**Objective:** Only the number is wanted: how many lines of the data contain "matplotlib"?

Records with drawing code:
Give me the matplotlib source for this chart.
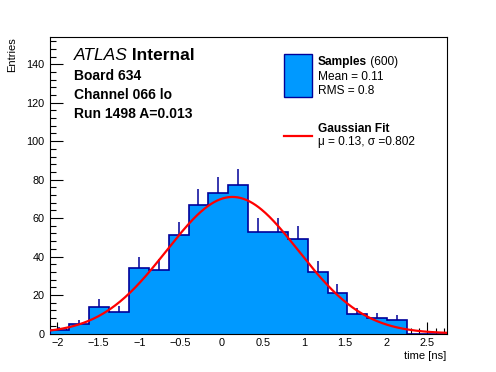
import numpy as np
import matplotlib
matplotlib.use("Agg")
import matplotlib.pyplot as plt
from matplotlib.patches import Rectangle
from matplotlib.lines import Line2D
from matplotlib.ticker import MultipleLocator, FuncFormatter

plt.rcParams['font.family'] = ['Liberation Sans', 'DejaVu Sans']

# histogram data (20 bins over the full x range)
x_lo, x_hi = -2.095, 2.735
counts = [2, 5, 14, 11, 34, 33, 51, 67, 73, 77, 53, 53, 49, 32, 21, 10, 8, 7, 0, 0]
fit_mu = 0.13
fit_sigma = 0.802
fit_amp = 71.0

fill_col = "#0099ff"
edge_col = "#000099"

W, H = 496, 372
fig = plt.figure(figsize=(W / 100, H / 100), dpi=100)
ax = fig.add_axes([49.5 / W, 1 - 333.5 / H, (446.7 - 49.5) / W, (333.5 - 37.3) / H])

edges = np.linspace(x_lo, x_hi, len(counts) + 1)
centers = 0.5 * (edges[:-1] + edges[1:])
cnt = np.array(counts, dtype=float)

# error bars (only upper half visible, like ROOT "E" under the filled hist)
m = cnt > 0
ax.vlines(centers[m], cnt[m], cnt[m] + np.sqrt(cnt[m]), color=edge_col, lw=1.1, zorder=1)
ax.stairs(cnt, edges, fill=True, color=fill_col, zorder=2)
ax.stairs(cnt, edges, baseline=0, color=edge_col, lw=1.2, zorder=3)

# gaussian fit curve
xf = np.linspace(x_lo, x_hi, 400)
yf = fit_amp * np.exp(-0.5 * ((xf - fit_mu) / fit_sigma) ** 2)
ax.plot(xf, yf, color="red", lw=1.6, zorder=4)

ax.set_xlim(x_lo, x_hi)
ax.set_ylim(0, 154)
ax.xaxis.set_major_locator(MultipleLocator(0.5))
ax.xaxis.set_minor_locator(MultipleLocator(0.1))
ax.xaxis.set_major_formatter(FuncFormatter(lambda v, p: ("%g" % round(v, 3)).replace("-", "\u2212")))
ax.yaxis.set_major_locator(MultipleLocator(20))
ax.yaxis.set_minor_locator(MultipleLocator(4))
ax.tick_params(which='both', direction='in', top=False, right=False,
               labelsize=7.8, width=0.8, color='black')
ax.tick_params(which='major', length=9, pad=3.5)
ax.tick_params(which='minor', length=4.5)
for sp in ax.spines.values():
    sp.set_linewidth(0.8)

ax.set_xlabel("time [ns]", fontsize=8, loc='right', labelpad=2)
ax.set_ylabel("Entries", fontsize=8, loc='top', labelpad=7)


def fx(px):
    return px / W


def fy(py):
    return 1 - py / H


# ATLAS label block
t = fig.text(fx(73.5), fy(63.5), "ATLAS", fontsize=12.5, style='italic', va='bottom')
ax.annotate(" Internal", xy=(1, 0), xycoords=t, fontsize=12.5, fontweight='bold',
            va='bottom', ha='left', annotation_clip=False)
fig.text(fx(73.5), fy(80.5), "Board 634", fontsize=10, fontweight='bold', va='baseline')
fig.text(fx(73.5), fy(99), "Channel 066 lo", fontsize=10, fontweight='bold', va='baseline')
fig.text(fx(73.5), fy(117.5), "Run 1498 A=0.013", fontsize=10, fontweight='bold', va='baseline')

# legend
fig.patches.append(Rectangle((fx(283.5), fy(96.5)), fx(311.5) - fx(283.5), fy(53.5) - fy(96.5),
                             transform=fig.transFigure, facecolor=fill_col,
                             edgecolor=edge_col, lw=1.0))
s = fig.text(fx(317.5), fy(65), "Samples", fontsize=8.6, fontweight='bold', va='baseline')
ax.annotate(" (600)", xy=(1, 0), xycoords=s, fontsize=8.6, va='bottom', ha='left',
            annotation_clip=False)
fig.text(fx(317.5), fy(80.5), "Mean = 0.11", fontsize=8.6, va='baseline')
fig.text(fx(317.5), fy(94), "RMS = 0.8", fontsize=8.6, va='baseline')
fig.lines.append(Line2D([fx(283.5), fx(311.5)], [fy(136), fy(136)],
                        transform=fig.transFigure, color='red', lw=1.6))
fig.text(fx(317.5), fy(132.5), "Gaussian Fit", fontsize=8.6, fontweight='bold', va='baseline')
fig.text(fx(317.5), fy(145.5), "\u03bc = 0.13, \u03c3 =0.802", fontsize=8.6, va='baseline')

fig.savefig("out.png", dpi=100)
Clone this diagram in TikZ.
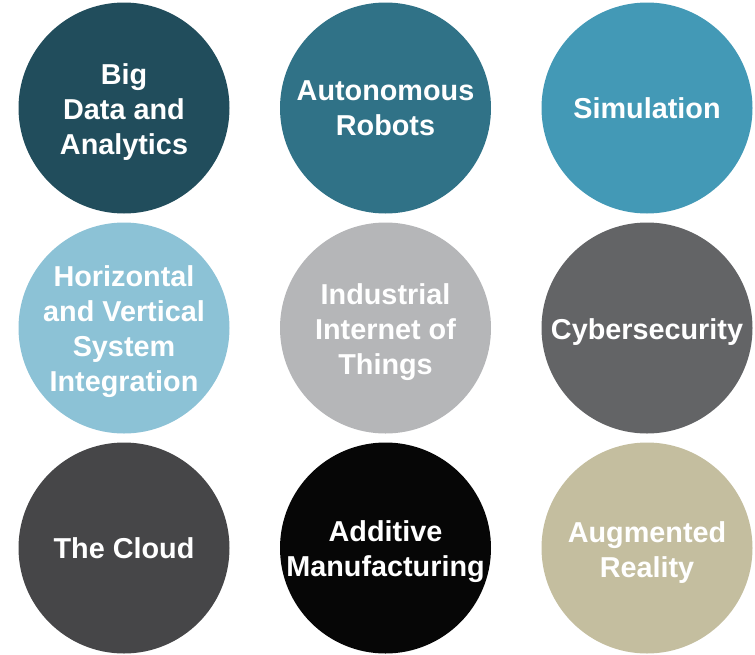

**Final result:** 7